Изменить размер шрифта - +

— Геологам мы по акту счет представим.

— Спецмашина имеется?

— Имеется.

— Чтоб ни искорки, не то давить аварию на том свете придется.

— Машина новая, только с завода. Проверенная.

— Всежки.

Костылев с усталым равнодушием подивился осведомленности Уно Тилька насчет аварии. Удивленность тут же сменилась досадным безразличием. «Ведь ничего удивительного, ничего сверхъестественного. Поговорил бригадир в воздухе с предпоссовета, кой-чего узнал, а ты удивляешься... Чему удивляешься, дурак?» Он выпрямился на скамейке, оперся непослушными обескровленными ногами о неровный тесовый пол.

— Поморозился? — спросил Баушкин. — Может, врача надо?

— Не надо. Ураган его малость подшиб. Вроде контузии. Пройдет.

— Ясно, — сказал Баушкин. — Ясно, что отставить врача. Вовремя вы, ребята, прискакали. В общем, спасайте! Христом-богом молю. От всех жителей.

— Ты же, Баушкин, хант, — серьезно заметил Уно Тильк. — Ты же язычник. Ханты — язычники испокон веков. При чем тут бог?

— Я — крещеный язычник.

— Не померзнем мы на скважине?

— Прикажу тулупы привезти.

— Тогда двинулись.

— Это далеко, на том краю поселка.

— Знаю. У Сосьвы.

— Собачками поедем, — Баушкин похлопал руками по бокам меховушки, опустил голову и сделался еще ниже. Надвинул малахай на лоб, прикрыл мехом глаза. — Один секунд — и там!
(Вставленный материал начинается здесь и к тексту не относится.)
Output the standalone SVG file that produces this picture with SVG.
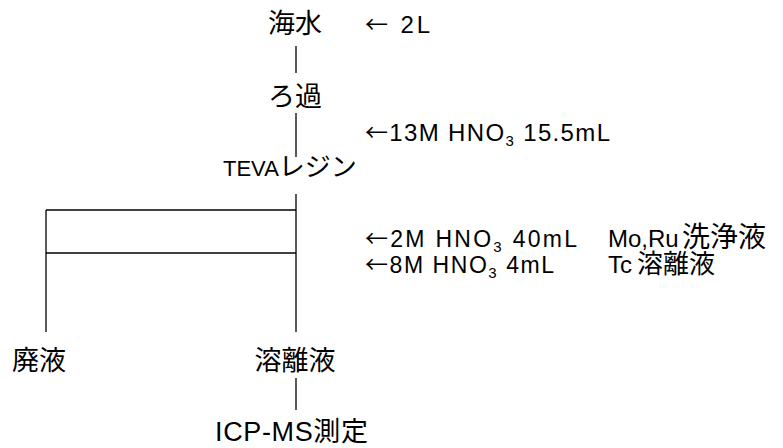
<svg xmlns="http://www.w3.org/2000/svg" width="783" height="448" viewBox="0 0 783 448">
<style>
text{font-family:"Liberation Sans","Noto Sans CJK JP",sans-serif;font-size:24px;fill:#000}
.j{font-family:"Noto Sans CJK JP",sans-serif;font-size:27px}
.k{font-family:"Noto Sans CJK JP",sans-serif;font-size:26px}
.a{font-family:"Noto Sans CJK JP",sans-serif;font-size:23px}
.c{text-anchor:middle}
.s{font-size:15px}
.r{font-size:23px}
line{stroke:#000;stroke-width:1.3}
</style>
<rect width="783" height="448" fill="#fff"/>
<g id="connectors">
<line x1="296" y1="46" x2="296" y2="73"/>
<line x1="296" y1="113" x2="296" y2="157"/>
<line x1="296" y1="194" x2="296" y2="332"/>
<line x1="46" y1="210" x2="296" y2="210"/>
<line x1="46" y1="253" x2="296" y2="253"/>
<line x1="46" y1="210" x2="46" y2="332"/>
<line x1="296" y1="378" x2="296" y2="410"/>
</g>
<g id="seawater"><text class="j c" x="295" y="33">海水</text></g>
<g id="label-2L"><text x="365" y="33" textLength="65" lengthAdjust="spacing"><tspan class="a">←</tspan> 2L</text></g>
<g id="filtration"><text class="j c" x="295" y="106">ろ過</text></g>
<g id="label-13M"><text x="365" y="141" textLength="245" lengthAdjust="spacing"><tspan class="a">←</tspan>13M HNO<tspan class="s" dy="5">3</tspan><tspan dy="-5"> 15.5mL</tspan></text></g>
<g id="teva"><text x="223" y="176" style="font-size:22px">TEVA<tspan class="k">レジン</tspan></text></g>
<g id="label-2M"><text class="r" x="365" y="247" textLength="212" lengthAdjust="spacing"><tspan class="a">←</tspan>2M HNO<tspan class="s" dy="5">3</tspan><tspan dy="-5"> 40mL</tspan></text></g>
<g id="label-MoRu"><text x="608" y="247">Mo,Ru</text><text x="682" y="247" style="font-family:'Noto Sans CJK JP',sans-serif;font-size:28px">洗浄液</text></g>
<g id="label-8M"><text class="r" x="365" y="273" textLength="189" lengthAdjust="spacing"><tspan class="a">←</tspan>8M HNO<tspan class="s" dy="5">3</tspan><tspan dy="-5"> 4mL</tspan></text></g>
<g id="label-Tc"><text x="608" y="273">Tc</text><text class="k" x="637" y="273">溶離液</text></g>
<g id="waste"><text class="j" x="12" y="370">廃液</text></g>
<g id="eluate"><text class="j c" x="295" y="370">溶離液</text></g>
<g id="icpms"><text x="215" y="441" style="font-size:27px" textLength="153" lengthAdjust="spacing">ICP-MS<tspan class="j">測定</tspan></text></g>
</svg>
Они кучно вывалились на улицу; цепляясь друг за друга руками, попадали на сани. Костылев провалился во что-то мягкое, потрескивающее электричеством, отдающее былым теплом, натянул меховую накидку на себя, укутался по самый подбородок, перед ним заплясали темные, похожие на дым космы, что с тупым ревом вонзались в бок домика, в тонко дзенькающие стекла, рассыпались и с тихим, почему-то слышимым в этом адовом вое шорохом стекали вниз. Погонщик присвистнул, сани, просевшие под тяжелым костылевским телом, рванулись, он перевернулся на бок, с трудом удерживаясь на ребровинах опояски, снег стеклянно заскрипел под полозьями. Подумал, что сегодняшняя его поездка — не что иное, как следствие какого-то незнакомого, неумолимо развивающегося процесса. Выла вьюга, скрипел снег, тяжело дышали собаки в упряжке, потом до Костылева донесся едва слышимый крик: «Приехали!» Но он не реагировал на этот крик до тех пор, пока снег не перестал скрипеть под нартами. Свесил с саней замерзающие ноги, пошевелил пальцами в унтах, подумал о Дедусиковом балке, где всегда стояла тропическая жара.

— Станция Березай, кому надо — вылезай! — раздалось совсем рядом. Костылев встал, покачнулся под напором ветра, услышал, как где-то внутри, в разъеме грудной клетки, тупо и однообразно забухтело сердце, гоня кровь в жилы. Принюхался. Резко пахло газом, будто кто вывернул вхолостую горелки. Костылев уткнулся носом в собственное плечо, притиснул ноздри к воротнику, подумал: «Как же в таком газу работать? Дуба дать можно!»

— Счас ветер повернет! — прокричал Уно совсем рядом. — Газ уйдет в другую сторону. Не дрейфь, ребята!

Где-то вдалеке полоснуло северное сияние, осветило все вокруг слабым огнем. А тут еще сверху, с плоского, обдутого ураганом обрыва выплеснулся, врезался в воющие снежные космы лезвистый, тонкий, как бритва, луч; кто-то совсем недалеко гаркнул «Ура!». От этого крика сделалось веселее. Костылев сделал мелкий шаг к лучу, остановился, подумал об Уно Тильке, о Ксенофонте Вдовине, дурманящая теплая нежность подперла у него снизу горло.

— Спасибо, ребята. Сгибнуть не дали. Спасибо!

Рядом очутился Баушкин, прокричал, загораживаясь от ветра бортовиной малахая:

— С вашим поселком по рации говорил.